Todos os homens nasceram escuros, e a pelo menos uns 150 milhões deles foi atribuído o destino de falar português, língua originária da península Ibérica branca, de antes de Cristo, habitada por iberos, celtas e fenícios.
Todos os homens nasceram pretos, e Nosso Senhor, ouvindo a queixa, "mandou que se fossem lavar num poço" -diz a lenda. Não adiantou de nada. Até o branco D. Pedro 1º assinava-se "seu negrinho", em bilhetes apaixonados para sua amante, a também branca marquesa de Santos.
Uma recente foto de jornal (de 18/07) estampava a cara negra dos falantes de português mundo afora. Era a foto oficial dos representantes da reunião inaugural da CPLP (Comunidade dos Países de Língua Portuguesa), em Lisboa, de que fazem parte Brasil, Angola, Cabo Verde, Guiné-Bissau, Moçambique, Portugal e São Tomé e Príncipe.
Somada, a população de todos esses países perfaz um total de aproximadamente 200 milhões de falantes do português.
Considerando -cálculo subjetivo meu- que haja 50 milhões de brancos entre eles, conclui-se que a esmagadora maioria de negros, mulatos e miscigenados restantes é hoje a principal herdeira linguística do idioma lusitano.
O retrato no jornal destacava as caras brancas de Fernando Henrique Cardoso e do premiê português António Guterres.

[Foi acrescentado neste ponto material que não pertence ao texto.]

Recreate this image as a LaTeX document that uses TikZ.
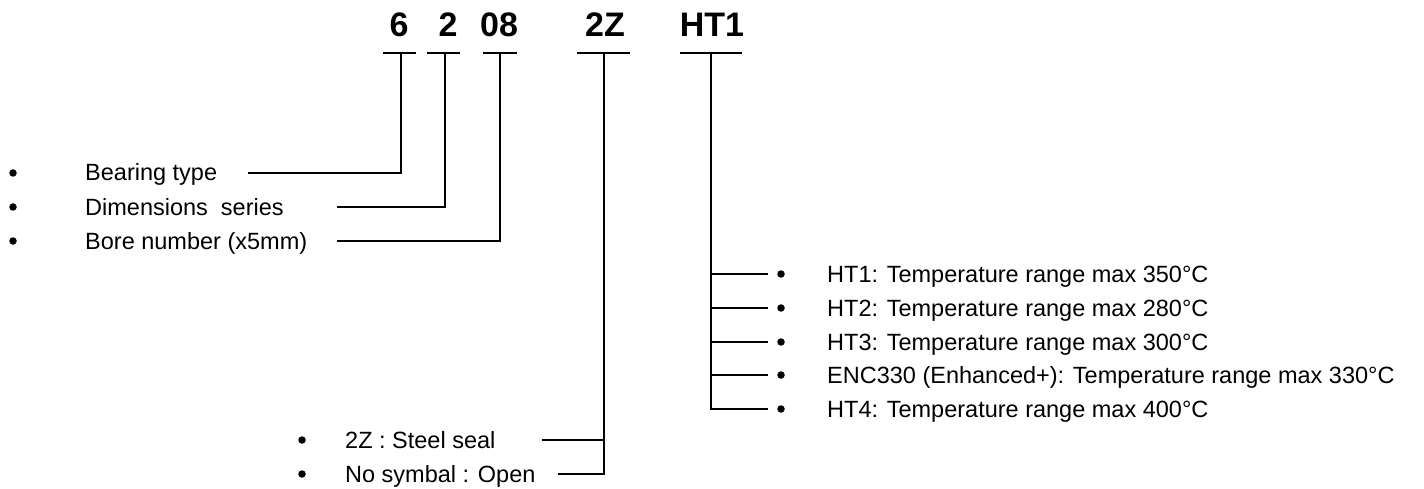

Todos os demais eram negros no encontro cujo objetivo podia até ser outro mas que não deixava de pairar no ar como uma pergunta: para que serve falar português no mundo?

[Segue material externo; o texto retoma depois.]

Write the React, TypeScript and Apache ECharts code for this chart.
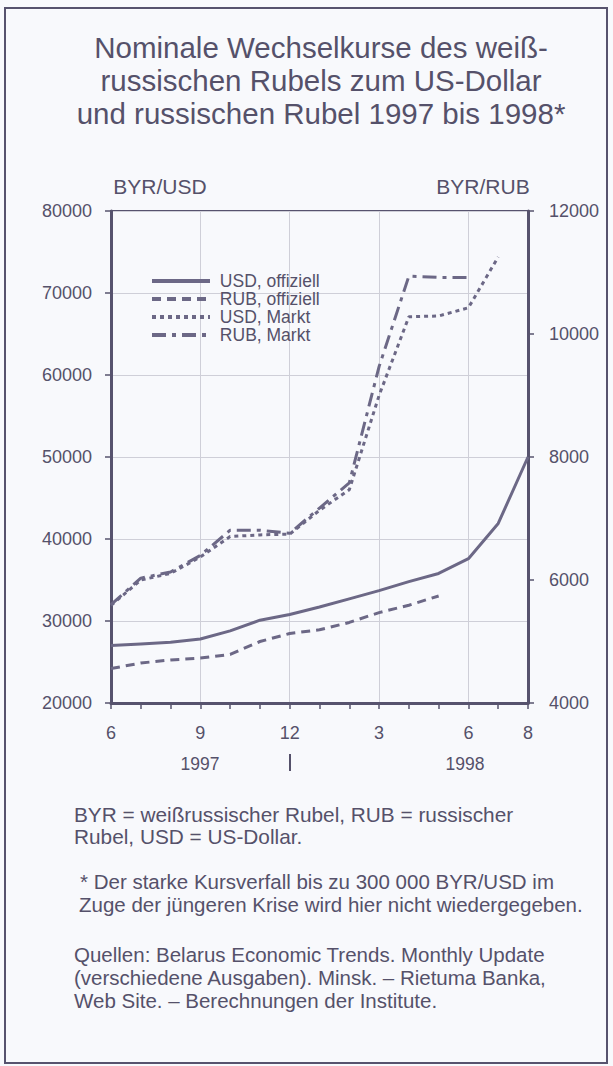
import React, { useEffect, useRef } from 'react';
import * as echarts from 'echarts';

// Months June 1997 .. August 1998
const months = ['6', '7', '8', '9', '10', '11', '12', '1', '2', '3', '4', '5', '6', '7', '8'];
// BYR per USD (left axis)
const usdOfficial = [27000, 27200, 27400, 27800, 28800, 30100, 30800, 31700, 32700, 33700, 34800, 35800, 37600, 41900, 50000];
// BYR per RUB (right axis)
const rubOfficial = [4560, 4650, 4700, 4730, 4790, 5000, 5130, 5190, 5310, 5470, 5590, 5740, null, null, null];
// BYR per USD, market (left axis)
const usdMarket = [31900, 35000, 35800, 37800, 40300, 40500, 40600, 43500, 46000, 57500, 67100, 67200, 68200, 74400, null];
// BYR per RUB, market (right axis)
const rubMarket = [5600, 6030, 6130, 6400, 6810, 6810, 6760, 7170, 7580, 9470, 10940, 10920, 10920, null, null];

const seriesNames = ['USD, offiziell', 'RUB, offiziell', 'USD, Markt', 'RUB, Markt'];
const labelMonthIdx = [0, 3, 6, 9, 12, 14];
const gridMonthIdx = [3, 6, 9, 12];
const yearLabels = ['1997', '1998'];
const axisNames = ['BYR/USD', 'BYR/RUB'];

const titleLines = [
  'Nominale Wechselkurse des weiß-',
  'russischen Rubels zum US-Dollar',
  'und russischen Rubel 1997 bis 1998*',
];
const noteLines = [
  'BYR = weißrussischer Rubel, RUB = russischer',
  'Rubel, USD = US-Dollar.',
];
const starLines = [
  '* Der starke Kursverfall bis zu 300 000 BYR/USD im',
  'Zuge der jüngeren Krise wird hier nicht wiedergegeben.',
];
const sourceLines = [
  'Quellen: Belarus Economic Trends. Monthly Update',
  '(verschiedene Ausgaben). Minsk. – Rietuma Banka,',
  'Web Site. – Berechnungen der Institute.',
];

const FONT = '"Liberation Sans", Arial, Helvetica, sans-serif';
const TEXT = '#55516a';
const LINE = '#6c6886';
const AXIS = '#57536e';
const GRID = '#cfcfd8';
const BG = '#f8f9fc';

function textEl(text: string, x: number, y: number, size: number, align: string) {
  return {
    type: 'text',
    x,
    y,
    silent: true,
    style: {
      text,
      fill: TEXT,
      fontSize: size,
      fontFamily: FONT,
      textAlign: align,
      textVerticalAlign: 'middle',
    },
  };
}

export default function App() {
  const ref = useRef<HTMLDivElement>(null);

  useEffect(() => {
    if (!ref.current) return;
    const chart = echarts.init(ref.current, null, { renderer: 'svg' });

    const graphics: any[] = [];
    graphics.push({
      type: 'rect',
      silent: true,
      shape: { x: 5, y: 8, width: 602, height: 1055 },
      style: { fill: 'none', stroke: AXIS, lineWidth: 2 },
    });
    const titleY = [47, 80, 113];
    titleLines.forEach((t, i) => graphics.push(textEl(t, 321, titleY[i], 29.5, 'center')));
    graphics.push(textEl(axisNames[0], 160, 186, 21, 'center'));
    graphics.push(textEl(axisNames[1], 483, 186, 21, 'center'));
    graphics.push(textEl(yearLabels[0], 200, 764, 17.5, 'center'));
    graphics.push(textEl(yearLabels[1], 465, 764, 17.5, 'center'));
    graphics.push({
      type: 'line',
      silent: true,
      shape: { x1: 290, y1: 754, x2: 290, y2: 771 },
      style: { stroke: TEXT, lineWidth: 2 },
    });
    const noteY = [814, 836];
    noteLines.forEach((t, i) => graphics.push(textEl(t, 74, noteY[i], 20.8, 'left')));
    const starY = [881, 904];
    starLines.forEach((t, i) => graphics.push(textEl(t, i === 0 ? 80 : 79, starY[i], 20.5, 'left')));
    const srcY = [954, 977, 1000];
    sourceLines.forEach((t, i) => graphics.push(textEl(t, 74, srcY[i], 20.5, 'left')));

    const lineSeries = (name: string, data: any[], yAxisIndex: number, type: any) => ({
      name,
      type: 'line',
      data,
      yAxisIndex,
      symbol: 'none',
      showSymbol: false,
      connectNulls: false,
      lineStyle: { color: LINE, width: 3, type },
      itemStyle: { color: LINE },
      emphasis: { disabled: true },
    });

    chart.setOption({
      animation: false,
      backgroundColor: BG,
      textStyle: { fontFamily: FONT },
      grid: {
        left: 111,
        right: 85,
        top: 211,
        bottom: 363,
        show: true,
        borderColor: AXIS,
        borderWidth: 2,
        backgroundColor: 'transparent',
      },
      legend: {
        data: seriesNames,
        orient: 'vertical',
        left: 150,
        top: 272,
        padding: 0,
        itemWidth: 58,
        itemHeight: 10,
        itemGap: 0,
        selectedMode: false,
        formatter: ' {name}',
        itemStyle: { opacity: 0 },
        lineStyle: { width: 4 },
        textStyle: { fontSize: 17.5, color: TEXT, fontFamily: FONT },
      },
      xAxis: {
        type: 'category',
        data: months,
        boundaryGap: false,
        axisLine: { show: true, lineStyle: { color: AXIS, width: 3 } },
        axisTick: { show: true, interval: 0, length: 6, lineStyle: { color: AXIS, width: 1.5 } },
        axisLabel: {
          interval: (i: number) => labelMonthIdx.includes(i),
          margin: 21,
          fontSize: 18,
          color: TEXT,
          fontFamily: FONT,
        },
        splitLine: {
          show: true,
          interval: (i: number) => gridMonthIdx.includes(i),
          lineStyle: { color: GRID, width: 1 },
        },
      },
      yAxis: [
        {
          type: 'value',
          position: 'left',
          min: 20000,
          max: 80000,
          interval: 10000,
          axisLine: { show: true, lineStyle: { color: AXIS, width: 3 } },
          axisTick: { show: true, length: 6, lineStyle: { color: AXIS, width: 1.5 } },
          axisLabel: {
            margin: 19,
            fontSize: 18,
            color: TEXT,
            fontFamily: FONT,
            formatter: (v: number) => String(v),
          },
          splitLine: { show: true, lineStyle: { color: GRID, width: 1 } },
        },
        {
          type: 'value',
          position: 'right',
          min: 4000,
          max: 12000,
          interval: 2000,
          axisLine: { show: true, lineStyle: { color: AXIS, width: 3 } },
          axisTick: { show: true, length: 6, lineStyle: { color: AXIS, width: 1.5 } },
          axisLabel: {
            margin: 21,
            fontSize: 18,
            color: TEXT,
            fontFamily: FONT,
            formatter: (v: number) => String(v),
          },
          splitLine: { show: false },
        },
      ],
      series: [
        lineSeries(seriesNames[0], usdOfficial, 0, 'solid'),
        lineSeries(seriesNames[1], rubOfficial, 1, [9, 6]),
        lineSeries(seriesNames[2], usdMarket, 0, [4, 4]),
        lineSeries(seriesNames[3], rubMarket, 1, [14, 6, 4, 6]),
      ],
      graphic: { elements: graphics },
    });

    return () => chart.dispose();
  }, []);

  return (
    <div
      ref={ref}
      style={{ position: 'absolute', left: 0, top: 0, width: 613, height: 1066 }}
    />
  );
}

Imaginei os portugueses olhando lá de cima e neste fim de século o destino de seu idioma de ex-navegantes e ex-colonizadores, a dinâmica da história que transformou o galeziano do condado de Portus Cale, território entre o Minho e o Douro, em fala de negros.
Em que pese a força política e econômica de Brasil e Portugal, a língua já não é lusitana há tempos, nem luso-brasileira apenas -muito embora Portugal e Brasil ainda se digladiem para ver que versão do idioma deve ser adotada nas cadeiras de língua portuguesa das universidades do mundo.
Língua de negro, quimbundo-português, crioulo-português -não mais língua do dominador, mas fala ajustada a muitas variantes de beiços grossos e dentes brancos de uma ponta a outra da África e da América do Sul.
Falar português para quê, essa língua que não dá Prêmio Nobel, Prêmio Pulitzer? O objetivo da cúpula da CPLP era também a defesa e promoção dessa língua pouco premiada -a terceira mais falada no Ocidente, atrás apenas de inglês e espanhol, e a sétima mais falada no mundo.
O objetivo da reunião de cúpula era, na verdade, político -o apoio dos países da CPLP para a candidatura do Brasil a uma vaga no Conselho de Segurança das Nações Unidas.
Mas não deixou de ser, ao menos em retrato de jornal, uma espécie de "declaração de amor à língua portuguesa", como disse Clarice Lispector, uma das maiores escritoras do português de todos os tempos.